By Jake Kulju
Arena Pantanal is located in the midst of the southern Amazonian region of Brazil in the city of Cuiaba, the nation’s hottest. Arena Pantanal needed to do more than provide seating for soccer fans: it needed to provide a climate-controlled environment for spectators during the scorching midday hours.
Designers turned to fabric applications to provide shade, design elements and a unique microclimate within the arena. Serge Ferrari used a facade constructed from Précontraint 902 S2 material that was green in more ways than one. The fabric was created in a cactus green color, and provided an off-grid climate control system. Its color and commitment to sustainability earned the arena the nickname “verdão,” which is the Portuguese word for green.

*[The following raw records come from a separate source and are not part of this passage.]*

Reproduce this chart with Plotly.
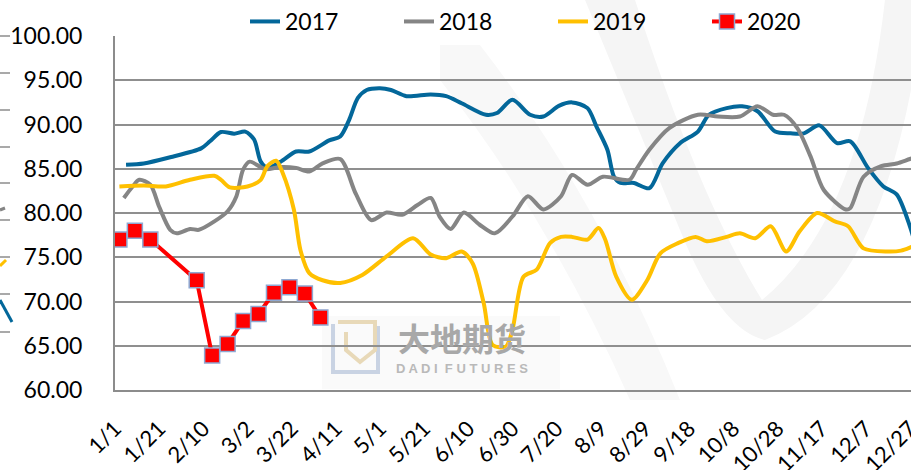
import plotly.graph_objects as go

# ---------------- data (day offset from Jan 1, value) ----------------
tick_days = [0, 20, 40, 60, 80, 100, 120, 140, 160, 180, 200, 220, 240, 260, 280, 300, 320, 340, 360]
tick_labels = ["1/1", "1/21", "2/10", "3/2", "3/22", "4/11", "5/1", "5/21", "6/10", "6/30",
               "7/20", "8/9", "8/29", "9/18", "10/8", "10/28", "11/17", "12/7", "12/27"]

days_2017 = [5, 13, 25, 39, 43, 48, 54, 59, 63, 66, 69, 75, 82, 88, 97, 102, 106, 110, 114, 120,
             125, 132, 143, 150, 157, 168, 173, 180, 188, 194, 201, 207, 214, 218, 223, 226, 229,
             235, 242, 248, 256, 264, 269, 277, 284, 291, 299, 306, 312, 319, 327, 333, 341, 348,
             354, 360, 364]
vals_2017 = [85.45, 85.6, 86.3, 87.3, 88.1, 89.15, 88.96, 89.2, 88.3, 85.8, 85.1, 85.8, 86.95,
             86.95, 88.2, 88.65, 90.5, 93.0, 93.9, 94.1, 93.9, 93.2, 93.4, 93.2, 92.4, 91.1, 91.3,
             92.8, 91.1, 90.9, 92.1, 92.5, 91.85, 89.8, 87.15, 84.1, 83.4, 83.4, 82.8, 85.6, 87.9,
             89.2, 91.1, 91.85, 92.05, 91.5, 89.2, 89.0, 89.0, 89.9, 87.9, 88.1, 85.1, 83.0, 82.1,
             78.5, 75.0]

days_2018 = [4, 8, 11, 16, 20, 25, 28, 34, 38, 45, 51, 55, 58, 61, 68, 75, 82, 88, 94, 102,
             109, 116, 123, 130, 137, 143, 147, 152, 158, 165, 172, 180, 187, 194, 202, 207, 214,
             221, 233, 236, 242, 251, 264, 273, 283, 291, 298, 303, 309, 315, 321, 331, 333, 339,
             347, 354, 360, 364]
vals_2018 = [81.7, 83.0, 83.75, 83.2, 80.7, 78.1, 77.7, 78.2, 78.1, 79.05, 80.2, 81.9, 84.9, 85.8,
             84.95, 85.2, 85.1, 84.7, 85.6, 86.1, 82.2, 79.2, 80.05, 79.8, 80.9, 81.7, 79.6, 78.2,
             80.05, 78.7, 77.7, 79.6, 81.9, 80.4, 81.9, 84.3, 83.2, 84.1, 83.75, 84.9, 87.15, 89.6,
             91.1, 90.9, 90.9, 92.05, 91.1, 91.1, 89.6, 86.4, 82.6, 80.4, 80.55, 84.1, 85.3, 85.6,
             86.1, 86.4]

days_2019 = [2, 13, 23, 34, 45, 48, 52, 60, 66, 69, 73, 76, 81, 84, 88, 94, 102, 112, 123, 135,
             143, 150, 157, 162, 167, 171, 177, 180, 185, 191, 197, 202, 207, 214, 219, 222, 227,
             234, 241, 247, 255, 263, 268, 277, 283, 290, 297, 304, 310, 318, 326, 332, 339, 350,
             356, 361, 364]
vals_2019 = [83.0, 83.1, 83.0, 83.75, 84.2, 83.75, 82.9, 83.0, 83.75, 85.3, 85.9, 84.5, 80.4, 75.8,
             73.2, 72.4, 72.1, 73.0, 75.1, 77.15, 75.3, 74.9, 75.65, 74.3, 69.8, 65.1, 64.9, 66.8,
             72.8, 73.6, 76.6, 77.3, 77.3, 77.0, 78.3, 77.0, 72.8, 70.2, 72.4, 75.45, 76.6, 77.3,
             76.8, 77.3, 77.7, 77.15, 78.5, 75.65, 77.9, 80.0, 79.05, 78.5, 76.0, 75.65, 75.75,
             76.2, 76.5]

days_2020 = [2, 9, 16, 37, 44, 51, 58, 65, 72, 79, 86, 93]
vals_2020 = [77.0, 78.0, 77.0, 72.4, 63.9, 65.2, 67.8, 68.6, 71.0, 71.6, 70.9, 68.2]

# ---------------- layout geometry ----------------
W, H = 911, 470
L, R, T, B = 115, 0, 36, 80
PW, PH = W - L - R, H - T - B


def px(x, y):
    """pixel -> paper coords"""
    return (x - L) / PW, (H - B - y) / PH


def path(cmds, close=True):
    """cmds: list of (letter, [(x,y),...]) in pixels"""
    s = ""
    for letter, pts in cmds:
        s += letter
        s += " ".join(f"{px(x, y)[0]:.4f},{px(x, y)[1]:.4f}" for x, y in pts) + " "
    return s + ("Z" if close else "")


def poly(points, close=True):
    return path([("M" if i == 0 else "L", [p]) for i, p in enumerate(points)], close)


FONT = "Lato, 'Open Sans', sans-serif"

fig = go.Figure()

fig.add_trace(go.Scatter(x=days_2017, y=vals_2017, name="2017", mode="lines",
                         line=dict(color="#03679A", width=4, shape="spline", smoothing=0.8)))
fig.add_trace(go.Scatter(x=days_2018, y=vals_2018, name="2018", mode="lines",
                         line=dict(color="#858585", width=4, shape="spline", smoothing=0.8)))
fig.add_trace(go.Scatter(x=days_2019, y=vals_2019, name="2019", mode="lines",
                         line=dict(color="#FFC000", width=4, shape="spline", smoothing=0.8)))
fig.add_trace(go.Scatter(x=days_2020, y=vals_2020, name="2020", mode="lines+markers",
                         line=dict(color="#FF0000", width=4),
                         marker=dict(symbol="square", size=15, color="#FF0000",
                                     line=dict(color="#8EA8D2", width=1.5))))

shapes = []
# faint background watermark swooshes
shapes.append(dict(type="path", xref="paper", yref="paper", layer="below", line=dict(width=0),
                   fillcolor="#f5f5f5",
                   path=path([("M", [(585, 0)]), ("L", [(635, 0)]),
                              ("Q", [(700, 200), (762, 300)]),
                              ("Q", [(860, 220), (885, 0)]),
                              ("L", [(911, 0)]), ("L", [(911, 90)]),
                              ("Q", [(870, 300), (765, 340)]),
                              ("Q", [(720, 330), (680, 230)])])))
shapes.append(dict(type="path", xref="paper", yref="paper", layer="below", line=dict(width=0),
                   fillcolor="#f8f8f8",
                   path=path([("M", [(440, 45)]), ("L", [(480, 45)]),
                              ("Q", [(600, 200), (680, 400)]), ("L", [(630, 400)]),
                              ("Q", [(550, 220), (440, 80)])])))
# watermark logo box background
shapes.append(dict(type="rect", xref="paper", yref="paper", layer="below", line=dict(width=0),
                   fillcolor="#fafafa",
                   x0=px(322, 0)[0], x1=px(560, 0)[0], y0=px(0, 389)[1], y1=px(0, 316)[1]))
# logo icon
shapes.append(dict(type="path", xref="paper", yref="paper", layer="below",
                   line=dict(color="#c9d3e3", width=4),
                   path=poly([(333, 324), (333, 372), (378, 372), (378, 326)], close=False)))
shapes.append(dict(type="path", xref="paper", yref="paper", layer="below",
                   line=dict(color="#e8d9b8", width=4),
                   path=poly([(338, 322), (375, 322), (375, 350), (360, 362), (346, 350),
                              (346, 332)], close=False)))
# fragments of neighbouring chart on the left edge
for yy in [36, 73, 110, 147, 183, 220, 257, 294, 332]:
    a, b = px(0, yy)
    c, _ = px(10, yy)
    shapes.append(dict(type="line", xref="paper", yref="paper", x0=a, x1=c, y0=b, y1=b,
                       line=dict(color="#8c8c8c", width=1.5)))
shapes.append(dict(type="path", xref="paper", yref="paper",
                   line=dict(color="#FFC000", width=3), path=poly([(0, 266), (6, 260)], close=False)))
shapes.append(dict(type="path", xref="paper", yref="paper",
                   line=dict(color="#03679A", width=3), path=poly([(0, 300), (12, 322)], close=False)))
shapes.append(dict(type="path", xref="paper", yref="paper",
                   line=dict(color="#858585", width=3), path=poly([(0, 210), (5, 208)], close=False)))

annotations = [
    dict(text="<b>大地期货</b>", xref="paper", yref="paper", x=px(462, 0)[0], y=px(0, 337)[1],
         showarrow=False, font=dict(family="Noto Sans CJK SC", size=32, color="#a8a8a8"),
         xanchor="center", yanchor="middle"),
    dict(text="<b>D A D I  F U T U R E S</b>", xref="paper", yref="paper",
         x=px(462, 0)[0], y=px(0, 368)[1],
         showarrow=False, font=dict(family="Liberation Sans", size=13, color="#b9b9b9"),
         xanchor="center", yanchor="middle"),
]

fig.update_layout(
    width=W, height=H,
    margin=dict(l=L, r=R, t=T, b=B, pad=0, autoexpand=False),
    paper_bgcolor="white", plot_bgcolor="rgba(0,0,0,0)",
    font=dict(family=FONT, size=23, color="black"),
    showlegend=True,
    legend=dict(orientation="h", x=px(245, 0)[0], xanchor="left", y=px(0, 43)[1],
                yanchor="bottom",
                entrywidth=109, entrywidthmode="pixels", font=dict(size=23),
                bgcolor="rgba(0,0,0,0)", itemwidth=30, tracegroupgap=0),
    shapes=shapes,
    annotations=annotations,
)
fig.update_xaxes(range=[0, 360.5], tickmode="array", tickvals=tick_days, ticktext=tick_labels,
                 tickangle=-45, showgrid=False, zeroline=False, showline=True,
                 linecolor="#8c8c8c", linewidth=2, ticks="", ticklabelstandoff=15,
                 ticklabeloverflow="allow",
                 tickfont=dict(size=22), automargin=False)
fig.update_yaxes(range=[60, 100], dtick=5, tick0=60, tickformat=".2f", showgrid=True,
                 gridcolor="#8f8f8f", gridwidth=2, zeroline=False, showline=True,
                 linecolor="#8c8c8c", linewidth=2, ticks="", ticklabelstandoff=26,
                 tickfont=dict(size=23), automargin=False)

fig.write_html("out.html", config={"displayModeBar": False},
               post_script="document.body.style.margin='0';document.body.style.overflow='hidden';")
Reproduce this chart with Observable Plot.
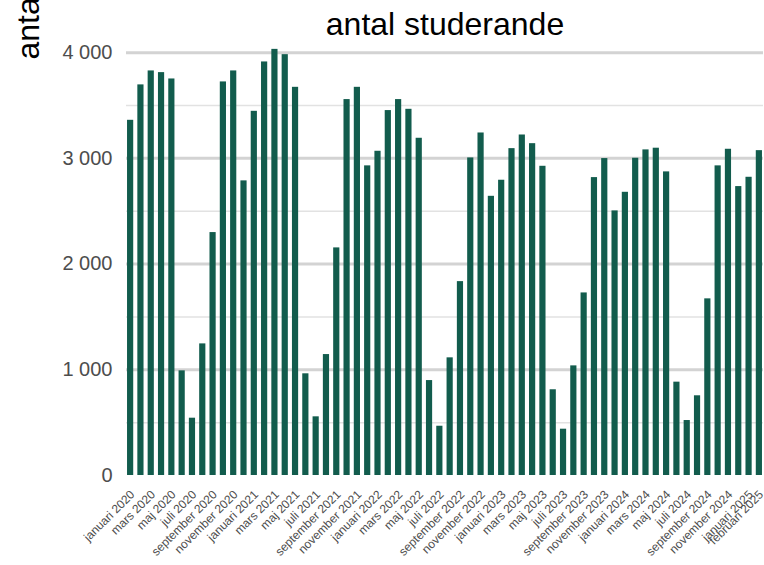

“The facade provides visual and thermal protection for spectators by being strategically placed to block the most direct rays of the sun from the north and west while providing natural ventilation,” Fredrickson says.
The true ingenuity of the fabric facade in Arena Pantanal lies in its more active climate-control system, however. While providing shade is an integral part of climate control, it takes more to counter the stifling heat of the southern Amazon. The facade aided in creating a microclimate within the arena by setting large, open basins of water adjacent to the active ventilation of the facade. The system took advantage of the natural air movement created by the facade to spur cooling via rapid, large-scale evaporation.
“The weather is so hot in Cuiabá that this water evaporates continually,” says Laura Nascimento, director of sales, Serge Ferrari, Brazil. “The ventilation provided by the membrane helps to continually disseminate this humidity throughout the stadium and provides a cooler environment for spectators.”